In 1921 additional accommodation was constructed on the eastern end. The original church extended to the present choir loft. The addition was sympathetic to the original church, however the shingle roof was re¬placed with tiles. Additional stained glass windows were added at this time. Further additions were carried out in 1958 including the side entrance and sacristy.

On 6 November 1921, the blessing and opening of the extensions took place. 20 ft were added to the length of the church, the gallery was constructed and the shingles on the roof were replaced by tiles. The extensions were in harmony with the fabric of the church and had cost A£1,660. Later that day, there was the blessing of the foundation stone of the new convent at Berry. The new church at Berry was opened in 1936.

==Parish history==
According to the Australian Catholic Directory the district of the Shoalhaven (now the Parish of Nowra) was established in 1863. In 2013 the parish celebrated its Sesquicentenary.

When the Illawarra Mission was established in 1838, Fr John Rigney made monthly visits to the Shoalhaven, to celebrate Mass and the sacraments. In the 1840s a wooden building was constructed in Nowra to serve as a Mass chapel and as the first school. The 1841 Catholic Directory noted that there were an estimated 150 Catholics in the Shoalhaven district and that an average of 80 attended the monthly Mass.

The parish of Shoalhaven-Ulladulla was established in 1863 with Fr David D’Arcy as the first resident priest. In 1865 the Mass centre at Nowra was rebuilt and it was to remain the Mass centre for Nowra for another twelve years. It was first thought that Numbaa would be the centre for the Shoalhaven parish; but the Shoalhaven River floods of the 1860s and 1870s caused the main settlement to move to Nowra. Because of that, the building of the church at Numbaa, for which a foundation stone had been laid in 1869, did not proceed. The original presbytery at Numbaa, given to the Church by David Berry, still stands.

Other centres also constructed their own church buildings. The original Kangaroo Valley church, with accommodation for only 30, was built in 1874. In 1877, land was purchased at Berry, and 21 March 1884 saw the opening of the new church there. The first Nowra presbytery was to cost A£295. It was later to serve as the first convent from 1893 to 1905.

According to the Catholic Year Book of 1882 the churches in the Shoalhaven parish were: St Michael's, Nowra; St Patrick's, Broughton Creek; St Mary's, Ulladulla and St Joseph's, Kangaroo Valley. There were also Mass stations at Greenwell Point, Coolangatta, Milton and Woodburn. Weekday Mass was in the church and sometimes in the presbytery (which was still at Numbaa). The Catholic population was estimated to be about 1,200.

On 8 October 1887, the present presbytery was opened, having cost A£900. In 1888 the Sisters of St Joseph arrived in Berry and opened their school for 48 children. The same year saw the opening of the present St Joseph's Church, Kangaroo Valley, at a cost of A£849.

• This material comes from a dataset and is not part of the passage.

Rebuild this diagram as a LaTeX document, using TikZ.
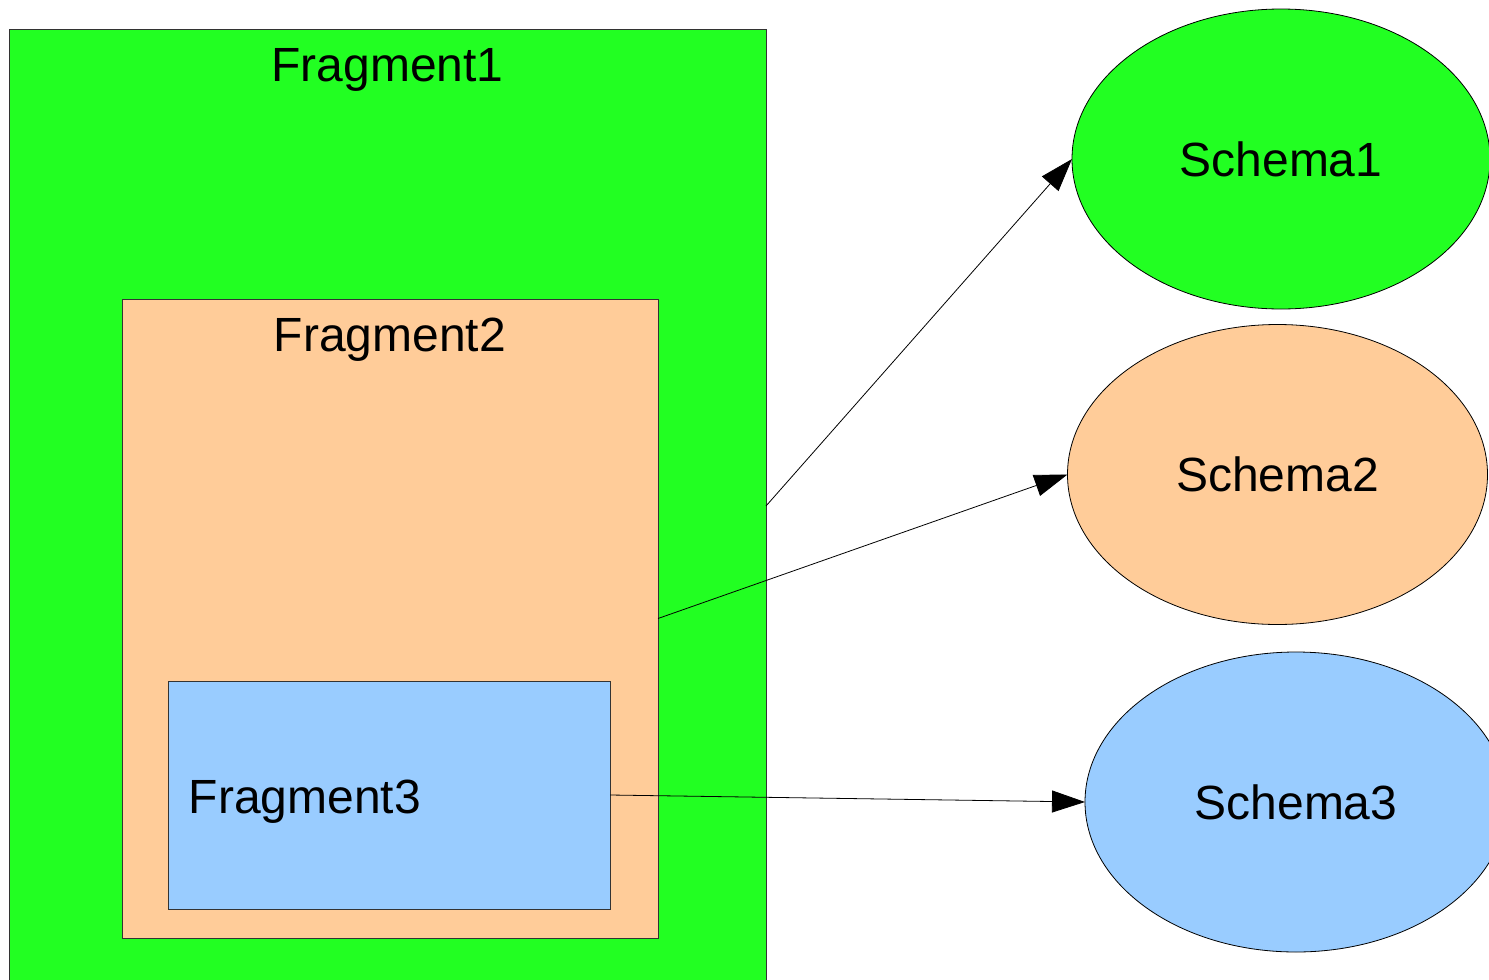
\documentclass[tikz,border=0pt]{standalone}
\usepackage{fontspec}
\setmainfont{Liberation Sans}
\usetikzlibrary{shapes.geometric,arrows.meta}
\definecolor{fragA}{HTML}{22FF22}
\definecolor{fragB}{HTML}{FFCC99}
\definecolor{fragC}{HTML}{99CCFF}
\begin{document}
\begin{tikzpicture}[x=1pt,y=-1pt,
  frag/.style={draw=black!80,line width=0.8pt,rectangle,inner sep=0pt,outer sep=0pt},
  schema/.style={draw=black,line width=0.8pt,ellipse,inner sep=0pt,outer sep=0pt,
    minimum height=300pt,font=\fontsize{48}{58}\selectfont},
  fragtext/.style={font=\fontsize{48}{58}\selectfont,inner sep=0pt},
  link/.style={line width=0.8pt,-{Triangle[length=33pt,width=22pt]}}]
\useasboundingbox (0,0) rectangle (1489,980);
\clip (0,0) rectangle (1489,980);

% nested fragments
\node[frag,fill=fragA,minimum width=757pt,minimum height=954pt] (f1) at (387.5,506) {};
\node[frag,fill=fragB,minimum width=536pt,minimum height=639pt] (f2) at (390,618.5) {};
\node[frag,fill=fragC,minimum width=441.5pt,minimum height=228pt] (f3) at (389.25,795) {};

\node[fragtext,anchor=base] (t1) at (387.5,81.7) {Fragment1};
\node[fragtext,anchor=base] (t2) at (390,351.7) {Fragment2};
\node[fragtext,anchor=base west] (t3) at (188.5,813.3) {Fragment3};

% schemas
\node[schema,fill=fragA,minimum width=418pt] (s1) at (1281,159) {Schema1};
\node[schema,fill=fragB,minimum width=420pt] (s2) at (1277.5,474.5) {Schema2};
\node[schema,fill=fragC,minimum width=422pt] (s3) at (1296,802) {Schema3};

% fragment -> schema links
\draw[link] (f1.east) -- (s1.west);
\draw[link] (f2.east) -- (s2.west);
\draw[link] (f3.east) -- (s3.west);
\end{tikzpicture}
\end{document}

The next parish priest, Monsignor John Purcell arrived in December 1956. He immediately embarked on an extensive programme of school building, then church extensions and renovations. In 1959, the building of Sacred Heart Church, Bomaderry; in 1963, further renovations to St Michael's in 1969; the building of Our Lady, Help of Christians' Church, Culburra in 1978; Holy Spirit Church, Vincentia, in 1983 and the re-establishment of a Catholic High School in Nowra, with St John the Evangelist High School. With over 9,000 Catholics, six churches, three other Mass centres and over 600 children in St Michael's School, much has been achieved in this parish in 150 years. The Sisters of St Joseph left Berry in 1978, and St Patrick's School closed the following year. Fr. Patrick J. Faherty took up the office in 1993.

The parish also contains two schools: St Michael's Primary School and St John the Evangelist High School.